>> START
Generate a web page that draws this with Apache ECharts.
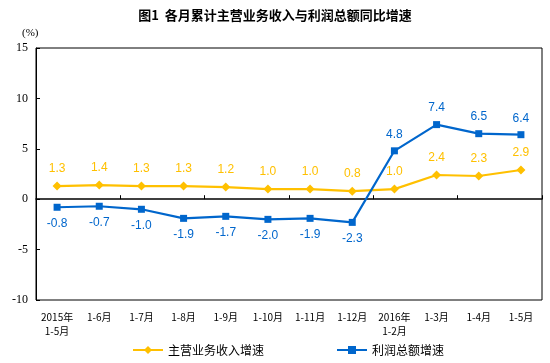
<!DOCTYPE html>
<html><head><meta charset="utf-8">
<script src="https://cdn.jsdelivr.net/npm/echarts@6/dist/echarts.min.js"></script>
<style>html,body{margin:0;padding:0;background:#fff}#c{width:550px;height:363px}</style>
</head><body><div id="c"></div>
<script>
const categories = ['2015年\n1-5月','1-6月','1-7月','1-8月','1-9月','1-10月','1-11月','1-12月','2016年\n1-2月','1-3月','1-4月','1-5月'];
const revenueGrowth = [1.3,1.4,1.3,1.3,1.2,1.0,1.0,0.8,1.0,2.4,2.3,2.9];
const profitGrowth = [-0.8,-0.7,-1.0,-1.9,-1.7,-2.0,-1.9,-2.3,4.8,7.4,6.5,6.4];
const yTicks = {min:-10,max:15,interval:5};
const seriesNames = ['主营业务收入增速','利润总额增速'];
const title = '图1  各月累计主营业务收入与利润总额同比增速';

const YEL = '#FFC000', BLU = '#0066CC';
const chart = echarts.init(document.getElementById('c'));
chart.setOption({
  animation:false,
  title:{text:title,left:'center',top:4,textStyle:{fontFamily:'Noto Sans CJK SC',fontWeight:'bold',fontSize:13,color:'#000'}},
  graphic:[{type:'text',left:22,top:28,style:{text:'(%)',font:'11px "Liberation Serif"',fill:'#000'}}],
  grid:{left:36,right:8,top:48,bottom:63,show:true,borderColor:'#000',borderWidth:1,backgroundColor:'transparent'},
  legend:{bottom:2,left:127,itemWidth:30,itemHeight:10,itemGap:72,
    textStyle:{fontFamily:'Noto Sans CJK SC',fontSize:12,color:'#000'},data:seriesNames},
  xAxis:[
    {type:'category',data:categories,boundaryGap:true,axisLine:{onZero:true,lineStyle:{color:'#000',width:1.5}},
     axisTick:{show:true,inside:true,length:4,lineStyle:{color:'#000'}},axisLabel:{show:false},splitLine:{show:false}},
    {type:'category',data:categories,boundaryGap:true,position:'bottom',axisLine:{onZero:false,show:false},
     axisTick:{show:false},axisLabel:{show:true,interval:0,margin:10,fontFamily:'Noto Sans CJK SC',fontSize:10,color:'#000',lineHeight:14}}
  ],
  yAxis:{type:'value',min:yTicks.min,max:yTicks.max,interval:yTicks.interval,
    axisLine:{show:true,onZero:false,lineStyle:{color:'#000'}},axisTick:{show:true,inside:true,length:4,lineStyle:{color:'#000'}},
    axisLabel:{fontFamily:'Liberation Serif',fontSize:12,color:'#000',margin:8},splitLine:{show:false}},
  series:[
    {name:seriesNames[0],type:'line',data:revenueGrowth,xAxisIndex:0,symbol:'diamond',symbolSize:9,
     itemStyle:{color:YEL},lineStyle:{color:YEL,width:2.2},
     label:{show:true,position:'top',distance:7,color:YEL,fontFamily:'Liberation Sans',fontSize:12,formatter:p=>p.value.toFixed(1)}},
    {name:seriesNames[1],type:'line',data:profitGrowth.map(v=>({value:v,label:{position:v<0?'bottom':'top'}})),xAxisIndex:0,symbol:'rect',symbolSize:7,
     itemStyle:{color:BLU},lineStyle:{color:BLU,width:2.2},
     label:{show:true,distance:7,color:BLU,fontFamily:'Liberation Sans',fontSize:12,formatter:p=>p.value.toFixed(1)}}
  ]
});
</script></body></html>
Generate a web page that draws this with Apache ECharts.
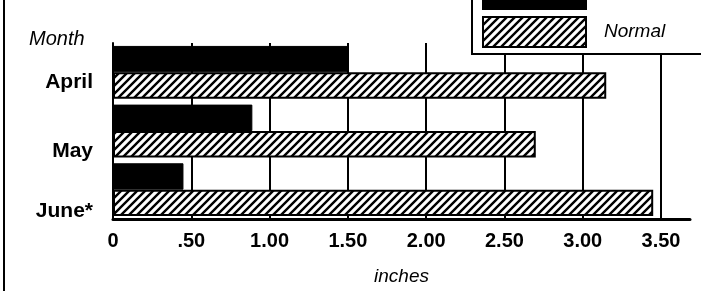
<!DOCTYPE html>
<html lang="en">
<head>
    <meta charset="UTF-8">
    <title>Rainfall</title>
    <script src="https://cdnjs.cloudflare.com/ajax/libs/echarts/6.0.0/echarts.min.js"></script>
    <style>
        html, body { margin: 0; padding: 0; background: #fff; }
    </style>
</head>
<body>
<div id="container" style="width: 701px;height: 291px"></div>
</body>
<script>
    var months = ['April', 'May', 'June*'];
    var rain1990 = [1.50, 0.89, 0.45];
    var rainNormal = [3.15, 2.70, 3.45];
    var seriesNames = ['1990', 'Normal'];

    // hatch tile "/"
    var tile = document.createElement('canvas');
    tile.width = 8; tile.height = 8;
    var ctx = tile.getContext('2d');
    ctx.fillStyle = '#fff';
    ctx.fillRect(0, 0, 8, 8);
    ctx.strokeStyle = '#000';
    ctx.lineWidth = 2.4;
    ctx.beginPath();
    ctx.moveTo(-1, 9); ctx.lineTo(9, -1);
    ctx.moveTo(-1, 1); ctx.lineTo(1, -1);
    ctx.moveTo(7, 9); ctx.lineTo(9, 7);
    ctx.stroke();

    // per-label vertical shift (labels sit a bit low in the original)
    var labelPad = { a: 20, b: 40, c: 44 };
    var keys = ['a', 'b', 'c'];
    var rich = {};
    keys.forEach(function (k) {
        rich[k] = {
            fontFamily: 'Liberation Sans', fontWeight: 'bold', fontSize: 21, color: '#000',
            padding: [labelPad[k], 0, 0, 0]
        };
    });

    // axis runs a little past 3.50, no grid line at its end
    var gridColors = ['#000', '#000', '#000', '#000', '#000', '#000', '#000', '#000', 'rgba(0,0,0,0)'];

    var myChart = echarts.init(document.getElementById('container'));
    var font = 'Liberation Sans';
    var option = {
        backgroundColor: '#fff',
        animation: false,
        title: {
            text: 'Month',
            left: 29, top: 29, padding: 0,
            textStyle: { fontFamily: font, fontStyle: 'italic', fontWeight: 'normal', fontSize: 20, color: '#000' }
        },
        legend: {
            orient: 'vertical',
            left: 472, top: -28,
            padding: [6, 40, 6, 10],
            itemWidth: 103, itemHeight: 30, itemGap: 6,
            borderColor: '#000', borderWidth: 2,
            backgroundColor: '#fff',
            icon: 'rect',
            data: seriesNames,
            textStyle: { fontFamily: font, fontStyle: 'italic', fontSize: 19, color: '#000', padding: [0, 0, 0, 13] }
        },
        grid: { left: 113, right: 11, top: 43, bottom: 69, containLabel: false },
        xAxis: {
            type: 'value', min: 0, max: 3.685, interval: 0.5,
            name: 'inches', nameLocation: 'middle', nameGap: 48,
            nameTextStyle: { fontFamily: font, fontStyle: 'italic', fontSize: 19, color: '#000' },
            axisLine: { show: true, lineStyle: { color: '#000', width: 3 } },
            axisTick: { show: false },
            splitLine: { show: true, lineStyle: { color: gridColors, width: 2 } },
            axisLabel: {
                margin: 12, color: '#000', fontFamily: font, fontWeight: 'bold', fontSize: 20,
                showMaxLabel: false,
                formatter: function (v) {
                    if (v > 3.5) return '';
                    return v === 0 ? '0' : v.toFixed(2).replace(/^0/, '');
                }
            }
        },
        yAxis: {
            type: 'category', inverse: true, data: months,
            axisLine: { show: true, lineStyle: { color: '#000', width: 2 } },
            axisTick: { show: false },
            axisLabel: {
                margin: 20,
                formatter: function (v, i) { return '{' + keys[i] + '|' + v + '}'; },
                rich: rich
            }
        },
        graphic: [
            { type: 'line', shape: { x1: 4, y1: 0, x2: 4, y2: 291 }, style: { stroke: '#000', lineWidth: 2 } }
        ],
        series: [{
            type: 'bar', name: seriesNames[0], data: rain1990,
            barGap: 0, barCategoryGap: '10%',
            itemStyle: { color: '#000', borderColor: '#000', borderWidth: 1 }
        }, {
            type: 'bar', name: seriesNames[1], data: rainNormal,
            barGap: 0, barCategoryGap: '10%',
            itemStyle: { color: { image: tile, repeat: 'repeat' }, borderColor: '#000', borderWidth: 2 }
        }]
    };
    myChart.setOption(option);
</script>
</html>
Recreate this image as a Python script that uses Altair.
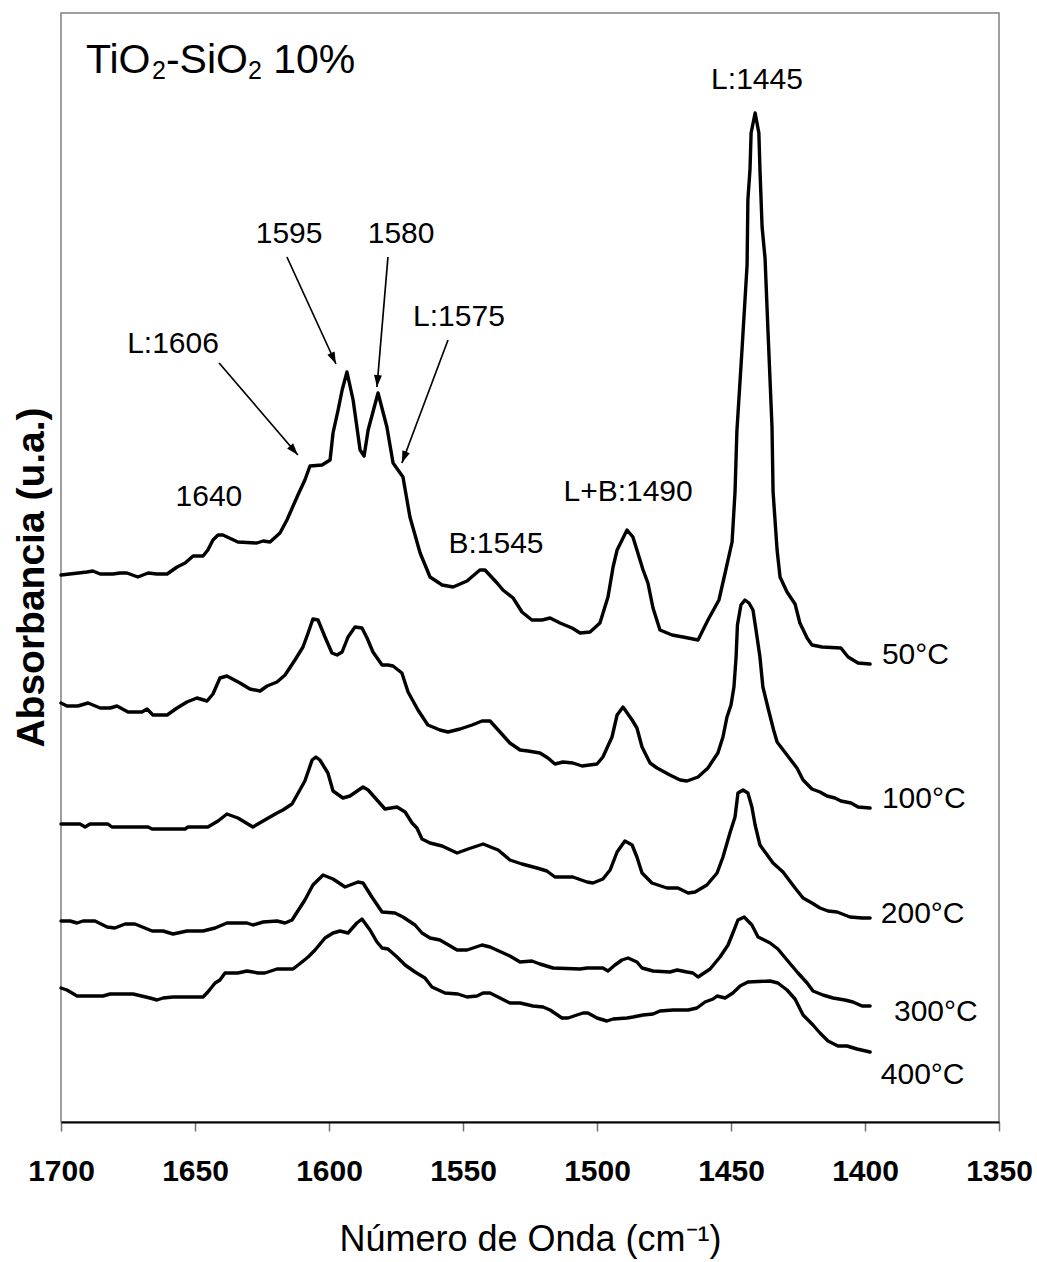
import math
import altair as alt
import pandas as pd

# FTIR spectra of adsorbed pyridine on TiO2-SiO2 10 %, (wavenumber cm-1, absorbance u.a.)
spec_50 = [
    (1700, .547), (1690.3, .550), (1688.1, .551), (1685.4, .548), (1680.6, .548), (1678, .549),
    (1675.4, .549), (1671.3, .545), (1667.5, .549), (1664.2, .548), (1660.4, .548), (1656.7, .555),
    (1653.7, .559), (1650.7, .566), (1647, .566), (1645.2, .572), (1643.3, .582), (1641.4, .587),
    (1639.6, .587), (1634, .580), (1626.9, .579), (1624.6, .581), (1622, .580), (1618.3, .589),
    (1615.7, .602), (1611.6, .627), (1609, .642), (1607.1, .656), (1602.6, .657), (1599.6, .662),
    (1598.5, .689), (1596.6, .712), (1595.1, .732), (1593.3, .750), (1591, .722), (1588.4, .672),
    (1586.9, .666), (1585.4, .692), (1581.7, .729), (1578.4, .695), (1576.1, .659), (1572.4, .645),
    (1569.8, .605), (1566, .569), (1562.3, .545), (1557.8, .537), (1553.7, .535), (1548.5, .541),
    (1543.7, .552), (1541.8, .552), (1537.3, .539), (1535.1, .532), (1531.3, .524), (1528, .510),
    (1524.3, .502), (1520.5, .502), (1517.5, .504), (1513.8, .499), (1509.3, .494), (1506.3, .489),
    (1502.6, .490), (1498.9, .499), (1495.9, .525), (1494, .555), (1492.5, .572), (1488.8, .592),
    (1486.6, .585), (1482.8, .552), (1481, .539), (1479.1, .514), (1476.5, .492), (1472, .487),
    (1467.9, .485), (1462.3, .482), (1458.6, .502), (1454.5, .522), (1452.2, .549), (1449.6, .580),
    (1448.5, .630), (1447.8, .691), (1445.9, .772), (1444, .857), (1443.7, .922), (1442.9, .953),
    (1442.5, .989), (1441, 1.009), (1439.6, .989), (1439.2, .953), (1438.4, .895), (1437.3, .864),
    (1436.2, .791), (1434.7, .695), (1434.3, .630), (1432.8, .572), (1431.7, .545), (1429.1, .530),
    (1426.1, .518), (1424.3, .499), (1421.6, .484), (1419.8, .477), (1416, .475), (1409, .474),
    (1406.3, .465), (1402.6, .459), (1398.1, .458),
]
spec_100 = [
    (1700, .419), (1697.8, .416), (1693.7, .416), (1689.9, .419), (1685.4, .414), (1681.7, .414),
    (1679.1, .416), (1675, .410), (1669.8, .410), (1667.9, .413), (1665.7, .407), (1660.4, .407),
    (1656.7, .414), (1653, .420), (1649.3, .424), (1645.5, .421), (1643.3, .428), (1640.7, .444),
    (1638.1, .446), (1633.2, .439), (1629.5, .433), (1625.7, .431), (1623.1, .436), (1619.4, .440),
    (1616.4, .447), (1612.7, .462), (1609.7, .475), (1607.8, .489), (1606, .503), (1604.1, .502),
    (1601.5, .485), (1598.9, .469), (1597, .467), (1595.1, .470), (1592.9, .485), (1590.3, .495),
    (1587.7, .494), (1585.8, .484), (1583.6, .470), (1580.2, .457), (1578, .457), (1576.1, .456),
    (1572.8, .449), (1570.5, .430), (1566.8, .412), (1563.1, .397), (1558.6, .392), (1555.6, .390),
    (1551.1, .393), (1546.6, .397), (1542.9, .401), (1539.9, .401), (1536.2, .390), (1532.5, .379),
    (1528.7, .372), (1525.7, .371), (1521.3, .369), (1518.3, .364), (1515.7, .358), (1512.7, .360),
    (1509, .359), (1505.6, .356), (1500, .358), (1497.8, .365), (1494.4, .385), (1492.5, .407),
    (1490.3, .415), (1486.9, .402), (1485.1, .394), (1483.2, .375), (1480.2, .359), (1477.6, .354),
    (1472.8, .347), (1469, .342), (1466.4, .341), (1462.3, .345), (1458.6, .354), (1454.9, .369),
    (1453, .385), (1451.5, .405), (1450, .417), (1448.9, .435), (1448.1, .465), (1447.6, .497),
    (1446.3, .517), (1444.8, .522), (1443.3, .519), (1441.8, .512), (1440.5, .489), (1439.2, .465),
    (1438.1, .435), (1436, .412), (1434.1, .392), (1432.8, .380), (1429.1, .367), (1425.4, .354),
    (1423.1, .342), (1419.8, .333), (1416.8, .330), (1414.2, .326), (1411.2, .324), (1409, .321),
    (1405.2, .319), (1402.6, .315), (1398.1, .314),
]
spec_200 = [
    (1700, .298), (1692.9, .298), (1691, .295), (1689.2, .298), (1682.5, .298), (1681, .295),
    (1667.5, .295), (1666, .293), (1653.7, .293), (1652.6, .295), (1645.2, .295), (1641.4, .301),
    (1638.1, .308), (1634, .304), (1628.4, .295), (1624.6, .301), (1619.4, .309), (1617.2, .312),
    (1613.8, .318), (1609, .341), (1606.3, .362), (1604.9, .365), (1603.4, .362), (1600.4, .349),
    (1598.5, .331), (1594.8, .324), (1592.2, .326), (1587.3, .335), (1585.4, .332), (1582.1, .322),
    (1579.1, .313), (1574.6, .315), (1571.6, .310), (1569, .299), (1567.2, .294), (1565.3, .283),
    (1562.3, .279), (1557.8, .276), (1552.2, .269), (1548.1, .273), (1542.5, .278), (1536.9, .272),
    (1532.5, .262), (1528, .258), (1522.4, .254), (1518.7, .251), (1515.7, .245), (1509, .245),
    (1503.7, .240), (1501.5, .239), (1497.8, .243), (1495.1, .252), (1492.5, .270), (1489.6, .281),
    (1486.9, .277), (1485.1, .265), (1483.2, .249), (1479.5, .239), (1473.9, .234), (1469.8, .234),
    (1466, .229), (1463.4, .230), (1459, .237), (1455.2, .249), (1453, .265), (1450.4, .289),
    (1448.5, .305), (1447.4, .329), (1445.5, .332), (1443.7, .329), (1442.2, .315), (1441, .297),
    (1439.2, .277), (1434.3, .259), (1430.6, .250), (1426.1, .234), (1423.1, .224), (1419.8, .219),
    (1416.8, .214), (1413.8, .211), (1410.4, .210), (1405.6, .205), (1401.1, .204), (1398.1, .204),
]
spec_300 = [
    (1700, .201), (1696.6, .201), (1694, .199), (1691.8, .201), (1687.3, .201), (1682.8, .195),
    (1679.9, .194), (1676.1, .198), (1672.4, .198), (1666, .191), (1661.9, .191), (1658.2, .188),
    (1653, .191), (1647, .191), (1642.5, .194), (1638.1, .199), (1630.6, .199), (1628.4, .197),
    (1624.6, .200), (1619.4, .201), (1616.4, .199), (1613.8, .202), (1609, .222), (1606, .237),
    (1602.2, .247), (1598.5, .243), (1594, .235), (1589.2, .240), (1587.3, .239), (1584, .225),
    (1580.2, .210), (1575.4, .209), (1572.4, .205), (1567.9, .197), (1565.3, .189), (1562.3, .184),
    (1558.6, .182), (1552.2, .172), (1548.5, .172), (1542.9, .177), (1539.9, .175), (1532.5, .166),
    (1528.7, .160), (1524.3, .161), (1521.3, .158), (1516.4, .154), (1506.3, .153), (1503.7, .154),
    (1497.8, .154), (1495.9, .151), (1493.3, .157), (1490.7, .162), (1488.4, .164), (1485.1, .160),
    (1483.2, .154), (1479.1, .151), (1472.8, .150), (1470.1, .152), (1466.4, .150), (1464.2, .149),
    (1462.3, .145), (1457.8, .153), (1454.1, .165), (1451.1, .177), (1449.3, .189), (1447.4, .202),
    (1445.1, .205), (1442.2, .197), (1439.9, .185), (1435.4, .179), (1432.5, .173), (1429.1, .162),
    (1425, .149), (1421.6, .139), (1419.4, .131), (1415.7, .127), (1411.9, .124), (1407.5, .122),
    (1404.5, .120), (1401.1, .116), (1398.1, .116),
]
spec_400 = [
    (1700, .134), (1697.8, .132), (1694, .126), (1684.3, .126), (1681.7, .128), (1673.1, .128),
    (1666.8, .124), (1664.2, .122), (1661.9, .124), (1658.2, .125), (1647, .125), (1645.2, .130),
    (1642.5, .139), (1640.7, .142), (1638.8, .149), (1634, .149), (1630.6, .151), (1628.4, .150),
    (1626.5, .149), (1623.9, .149), (1619.4, .153), (1613.4, .153), (1610.1, .160), (1607.8, .165),
    (1605.2, .172), (1601.5, .184), (1598.5, .189), (1595.9, .191), (1592.9, .189), (1589.6, .199),
    (1587.7, .203), (1584.7, .192), (1582.1, .180), (1580.2, .174), (1578, .173), (1574.6, .165),
    (1571.6, .157), (1567.9, .150), (1564.2, .144), (1561.6, .135), (1556.7, .129), (1551.9, .128),
    (1548.5, .125), (1544.8, .126), (1542.5, .129), (1539.9, .129), (1536.2, .124), (1532.5, .119),
    (1528.7, .119), (1523.9, .116), (1520.1, .115), (1517.5, .112), (1513.1, .104), (1510.8, .104),
    (1507.5, .107), (1505.2, .109), (1503.4, .109), (1500, .104), (1496.3, .101), (1494, .103),
    (1488.8, .104), (1486.6, .105), (1482.8, .107), (1479.1, .108), (1476.5, .111), (1471.6, .112),
    (1466, .112), (1462.7, .114), (1459.7, .120), (1456.7, .123), (1455.2, .126), (1452.2, .124),
    (1449.3, .129), (1446.6, .136), (1443.7, .140), (1435.4, .141), (1432.5, .139), (1429.1, .132),
    (1426.1, .123), (1423.1, .107), (1419.4, .097), (1416.8, .089), (1413.8, .081), (1410.1, .076),
    (1406.7, .076), (1403, .073), (1398.1, .070),
]

temperatures = ["50°C", "100°C", "200°C", "300°C", "400°C"]
spectra = [spec_50, spec_100, spec_200, spec_300, spec_400]

# temperature labels at the end of each curve
temp_label_wn = [1393.7, 1393.7, 1394.1, 1389.2, 1394.1]
temp_label_abs = [0.467, 0.323, 0.208, 0.110, 0.047]

# band assignments (L = Lewis, B = Bronsted)
band_text = ["L:1606", "1595", "1580", "L:1575", "1640", "B:1545", "L+B:1490", "L:1445"]
band_wn = [1658.2, 1614.9, 1573.1, 1551.5, 1644.8, 1537.7, 1488.4, 1440.3]
band_abs = [0.778, 0.888, 0.888, 0.805, 0.625, 0.578, 0.630, 1.042]

# arrows from band labels to the 50 °C spectrum
arrow_wn_from = [1641.0, 1615.7, 1578.0, 1555.6]
arrow_abs_from = [0.759, 0.865, 0.865, 0.782]
arrow_wn_to = [1611.6, 1597.4, 1582.1, 1572.8]
arrow_abs_to = [0.667, 0.758, 0.735, 0.659]

# sample name, drawn with subscripts
sample_parts = ["TiO", "2", "-SiO", "2", "10%"]
sample_wn = 1690.7
sample_abs = 1.049

WN_LO, WN_HI = 1350, 1700
ABS_MAX = 1.109
W, H = 938, 1109
FONT = "Liberation Sans"

rows = []
for name, spec in zip(temperatures, spectra):
    for i, (wn, a) in enumerate(spec):
        rows.append({"serie": name, "i": i, "wn": wn, "a": a})
spec_df = pd.DataFrame(rows)

x_scale = alt.Scale(domain=[WN_LO, WN_HI], reverse=True, nice=False, zero=False)
y_scale = alt.Scale(domain=[0, ABS_MAX], nice=False, zero=False)

x_axis = alt.Axis(
    values=[1700, 1650, 1600, 1550, 1500, 1450, 1400, 1350], format="d",
    title="Número de Onda (cm⁻¹)", titleFont=FONT, titleFontSize=36,
    titleFontWeight="normal", titleColor="black", titleY=128,
    titleBaseline="alphabetic",
    labelFont=FONT, labelFontSize=30, labelFontWeight="bold", labelColor="black",
    labelPadding=25, tickSize=9, tickColor="#707070", tickWidth=1.5,
    domainColor="black", domainWidth=2, grid=False, labelFlush=False,
)
y_axis = alt.Axis(
    title="Absorbancia (u.a.)", titleFont=FONT, titleFontSize=39,
    titleFontWeight="bold", titleColor="black", titleX=-18, titleY=564,
    titleBaseline="alphabetic", titleAlign="center", titleAngle=270,
    labels=False, ticks=False, domain=False, grid=False,
)

X = alt.X("wn:Q", scale=x_scale, axis=x_axis)
Y = alt.Y("a:Q", scale=y_scale, axis=y_axis)

lines = alt.Chart(spec_df).mark_line(
    color="black", strokeWidth=3.4, strokeJoin="round", strokeCap="round"
).encode(x=X, y=Y, detail="serie:N", order="i:Q")

# arrow shafts and heads
px_wn = W / (WN_HI - WN_LO)
px_abs = H / ABS_MAX
angles = []
for wf, af, wt, at in zip(arrow_wn_from, arrow_abs_from, arrow_wn_to, arrow_abs_to):
    dx = -(wt - wf) * px_wn
    dy = -(at - af) * px_abs
    angles.append(math.degrees(math.atan2(dx, -dy)) % 360)

arrow_df = pd.DataFrame({
    "wn": arrow_wn_from, "a": arrow_abs_from,
    "wn2": arrow_wn_to, "a2": arrow_abs_to,
})
head_df = pd.DataFrame({"wn": arrow_wn_to, "a": arrow_abs_to, "ang": angles})

shafts = alt.Chart(arrow_df).mark_rule(color="black", strokeWidth=1.7).encode(
    x=X, y=Y, x2="wn2:Q", y2="a2:Q"
)
heads = alt.Chart(head_df).mark_point(
    shape="M0,0L-0.33,1L0.33,1Z", filled=True, color="black",
    size=576, opacity=1, strokeWidth=0,
).encode(x=X, y=Y, angle=alt.Angle("ang:Q", scale=None))

band_df = pd.DataFrame({"wn": band_wn, "a": band_abs, "t": band_text})
bands = alt.Chart(band_df).mark_text(
    font=FONT, fontSize=30, color="black", align="center", baseline="middle"
).encode(x=X, y=Y, text="t:N")

temp_df = pd.DataFrame({"wn": temp_label_wn, "a": temp_label_abs, "t": temperatures})
temps = alt.Chart(temp_df).mark_text(
    font=FONT, fontSize=30, color="black", align="left", baseline="middle"
).encode(x=X, y=Y, text="t:N")

# sample name: main text at 41 px, subscripts at 25 px shifted down
part_size = [41, 25, 41, 25, 41]
part_shift = [0, 6, 0, 6, 0]
glyph_w = {"T": .611, "i": .222, "O": .778, "2": .556, "-": .333, "S": .667}
offsets = [0]
for txt, fs in zip(sample_parts[:-1], part_size[:-1]):
    offsets.append(offsets[-1] + sum(glyph_w[c] for c in txt) * fs)
offsets[-1] += 0.278 * 41  # word space before the percentage

sample_layers = []
for txt, fs, sh, off in zip(sample_parts, part_size, part_shift, offsets):
    df = pd.DataFrame({"wn": [sample_wn], "a": [sample_abs], "t": [txt]})
    sample_layers.append(
        alt.Chart(df).mark_text(
            font=FONT, fontSize=fs, color="black", align="left",
            baseline="alphabetic", dx=off, dy=sh,
        ).encode(x=X, y=Y, text="t:N")
    )

chart = alt.layer(lines, shafts, heads, bands, temps, *sample_layers).properties(
    width=W, height=H,
    autosize=alt.AutoSizeParams(type="none"),
    padding={"left": 61, "top": 13, "right": 38, "bottom": 140},
    background="white",
).configure_view(stroke="#808080", strokeWidth=1.5)

chart.save("out.html", embed_options={"renderer": "svg", "actions": False})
>> END
* _Short problem_
Skip the pictures and repeat, word for word, the lines from the one containing "Recreate this image" to the one containing "import pandas as pd", keeping both of those lines.

* _Expected answer_
Recreate this image as a Python script that uses Altair.
import math
import altair as alt
import pandas as pd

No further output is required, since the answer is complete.